Kendall’s relationship with Buckley was a stormy business, as Buckley himself acknowledged. “Willmoore Kendall, the finest teacher I knew at Yale, the most difficult human being I have ever known . . . he must not be on speaking terms with more than three people at any one time.”
13

It was Kendall who introduced Bill Buckley to another conservative leader, our former family friend Dr. Revilo Oliver, the brilliant linguist and virulent anti-Semite.

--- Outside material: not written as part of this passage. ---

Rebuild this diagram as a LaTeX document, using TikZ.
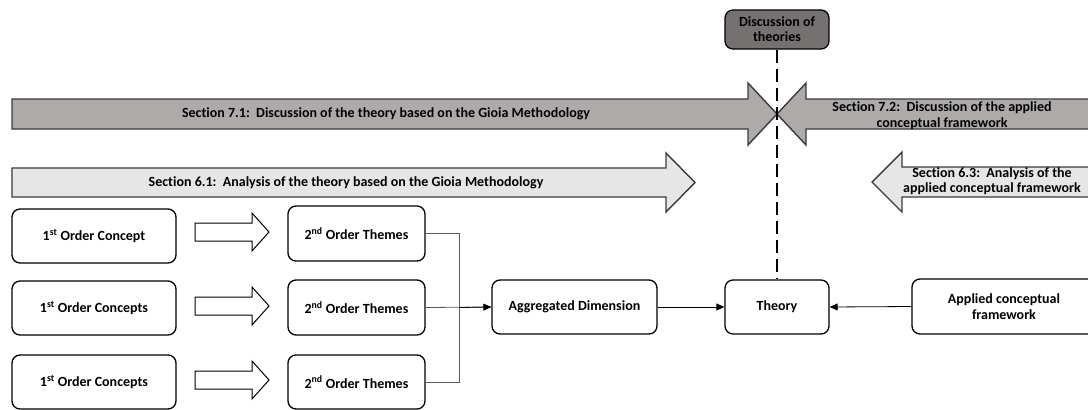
\documentclass[tikz,border=0pt]{standalone}
\usepackage{fontspec}
\setmainfont{Carlito}[Ligatures=CommonOff]
\usetikzlibrary{arrows.meta}
\definecolor{darkbox}{HTML}{767171}
\definecolor{midband}{HTML}{AEAAAA}
\definecolor{lightband}{HTML}{E7E6E6}
\definecolor{edgegray}{HTML}{3A3A3A}
\definecolor{linkgray}{HTML}{5A5A5A}
\begin{document}
\begin{tikzpicture}[x=1pt,y=-1pt,
  every node/.style={font=\fontsize{14}{16}\selectfont\bfseries, text=black},
  rbox/.style={draw=black, line width=1.3pt, rounded corners=8pt, fill=white,
    minimum height=54pt, align=center, inner sep=2pt},
  band/.style={draw=edgegray, line width=1.4pt, line join=miter},
  blockarrow/.style={draw=black, line width=1pt, fill=white},
  link/.style={draw=linkgray, line width=0.8pt},
  flow/.style={draw=black, line width=0.8pt, -{Triangle[length=8pt,width=7pt]}}]
\useasboundingbox (0,0) rectangle (1088,410);
\clip (0,0) rectangle (1088,410);

% section bands: discussion (upper) and analysis (lower)
\path[band, fill=midband] (12,99) -- (748,99) -- (748,83) -- (777,114) -- (748,145) -- (748,129) -- (12,129) -- cycle;
\path[band, fill=midband] (1100,99) -- (806,99) -- (806,83) -- (777,114) -- (806,145) -- (806,129) -- (1100,129) -- cycle;
\path[band, fill=lightband] (12,168) -- (666,168) -- (666,153) -- (695,182.5) -- (666,212) -- (666,197) -- (12,197) -- cycle;
\path[band, fill=lightband] (1100,167) -- (902,167) -- (902,152) -- (872,182) -- (902,212) -- (902,197) -- (1100,197) -- cycle;

\node (s71) at (386,114) {Section 7.1:\ \ Discussion of the theory based on the Gioia Methodology};
\node[align=center] (s72) at (942,115.5) {Section 7.2:\ \ Discussion of the applied\\conceptual framework};
\node (s61) at (346,182.5) {Section 6.1:\ \ Analysis of the theory based on the Gioia Methodology};
\node[align=center, font=\fontsize{14}{15}\selectfont\bfseries] (s63) at (992,181) {Section 6.3:\ \ Analysis of the\\applied conceptual framework};

% boxes
\node[rbox, fill=darkbox, minimum width=104pt, minimum height=39pt, font=\fontsize{14}{15}\selectfont\bfseries] (disc) at (777,29.5) {Discussion of\\theories};
\node[rbox, minimum width=164pt] (c1) at (94,236) {1\textsuperscript{st} Order Concept};
\node[rbox, minimum width=164pt] (c2) at (94,308) {1\textsuperscript{st} Order Concepts};
\node[rbox, minimum width=164pt] (c3) at (94,382) {1\textsuperscript{st} Order Concepts};
\node[rbox, minimum width=137pt, minimum height=55pt] (t1) at (356.5,233.5) {2\textsuperscript{nd} Order Themes};
\node[rbox, minimum width=137pt, minimum height=55pt] (t2) at (356.5,307.5) {2\textsuperscript{nd} Order Themes};
\node[rbox, minimum width=137pt, minimum height=54pt] (t3) at (356.5,382) {2\textsuperscript{nd} Order Themes};
\node[rbox, minimum width=165pt] (agg) at (574.5,307) {Aggregated Dimension};
\node[rbox, minimum width=104pt] (theory) at (777,307) {Theory};
\node[rbox, minimum width=184pt, minimum height=55pt] (applied) at (1004,306.5) {Applied conceptual\\framework};

% dashed link from the discussion box down to the theory
\draw[line width=2pt, dash pattern=on 13pt off 6pt] (disc.south) -- (theory.north);

% hollow block arrows from concepts to themes
\foreach \yc in {232,306,380}{
  \path[blockarrow] (195,\yc-9) -- (252,\yc-9) -- (252,\yc-19) -- (269,\yc) -- (252,\yc+19) -- (252,\yc+9) -- (195,\yc+9) -- cycle;
}

% connectors
\coordinate (j1) at (459,233.5);
\coordinate (j3) at (459,382);
\draw[link] (t1.east) -- (j1) -- (j3) -- (t3.east);
\draw[link] (t2.east) -- (agg.west);
\draw[flow] (t2.east -| j1) -- (agg.west);
\draw[flow] (agg.east) -- (theory.west);
\draw[flow] (applied.west) -- (theory.east);
\end{tikzpicture}
\end{document}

According to Carl T. Bogus’s 2011 book, Buckley knew that “Oliver was the vilest sort of bigot. Oliver disparaged a wide assortment of ethnic groups, especially Jews, and did so in Buckley’s presence and in correspondence with Buckley.”
14
Those views did not disqualify Oliver from joining
National Review
as a regular contributor, and even after Buckley expelled Oliver from the magazine, the two remained personal friends.
15

Buckley also cultivated a relationship with Robert Welch, and when Buckley started
National Review
, in 1955, he turned to conservative leaders for financial backing. “I was all for it,” Welch wrote. “I gladly contributed my small pittance of a thousand dollars to the fund. . . . [A] year later, when Buckley’s magazine had run out of money and was facing its first financial ‘crisis,’ I contributed another thousand dollars.”
16
(That “pittance” would be about $15,000 today.)

In the fall of 1958, Buckley wrote to Robert Welch requesting a copy of the confidential manuscript Welch had written about President Eisenhower, the book subsequently published as
The Politician
. According to Welch, Buckley stated that he’d “very much appreciate being permitted to read a copy.” Welch did send manuscript #58 to Buckley with a “strong explanatory letter” concerning the confidential nature of the book and stressing that it was “for his eyes only.”
17

Several months later after the Birch Society was organized, Buckley’s mother joined and one of his sisters became a chapter leader in Hartford, Connecticut.
18
By 1959, Buckley, whom my parents called “Bill,” was recognized as a Birch ally.

Beyond my parents and Welch, Buckley was respected by a large swath of the anti-Communist, small-government gang. Even Phoebe and Kent Courtney, the eclectic founders of the Conservative Society of America, embraced him.
19
The Courtneys were such Birch cheerleaders that they described their
efforts as picking up “where the John Birch Society leaves off.”
20
One of those efforts included seeding a new political party, the States’ Rights Party, which, according to the Courtneys, would be powerful enough to control both Congress and the White House.
21

In October of 1959, my parents attended a Conservative Society of America conference in Chicago that featured both Robert Welch and Bill Buckley as speakers. Along with these luminaries of the newly emerging Right, a who’s who of the John Birch Society was on hand to applaud both speakers.
22

During the meeting, my parents and other prominent Birchers talked privately with Buckley. After that, Mother and Dad were even more enthused about the prospects of a national conservative movement. “We’ll all work together,” Dad told our Birch chapter. “Bill [Buckley], Bob [Welch], and the Courtneys.”

For a few years, it seemed like a match made in heaven: Buckley and the John Birch Society leading the energized Right. The bloom started to fade when Buckley realized that with “the JBS growing so rapidly, the right-wing upsurge in the country would take an ugly, even Fascist turn rather than leading toward the kind of conservatism
National Review
had promoted.”
23
Analysts inside Buckley’s organization predicted that “Goldwater would turn to the
fundamentalist right
,” if he did not get the 1964 GOP nomination.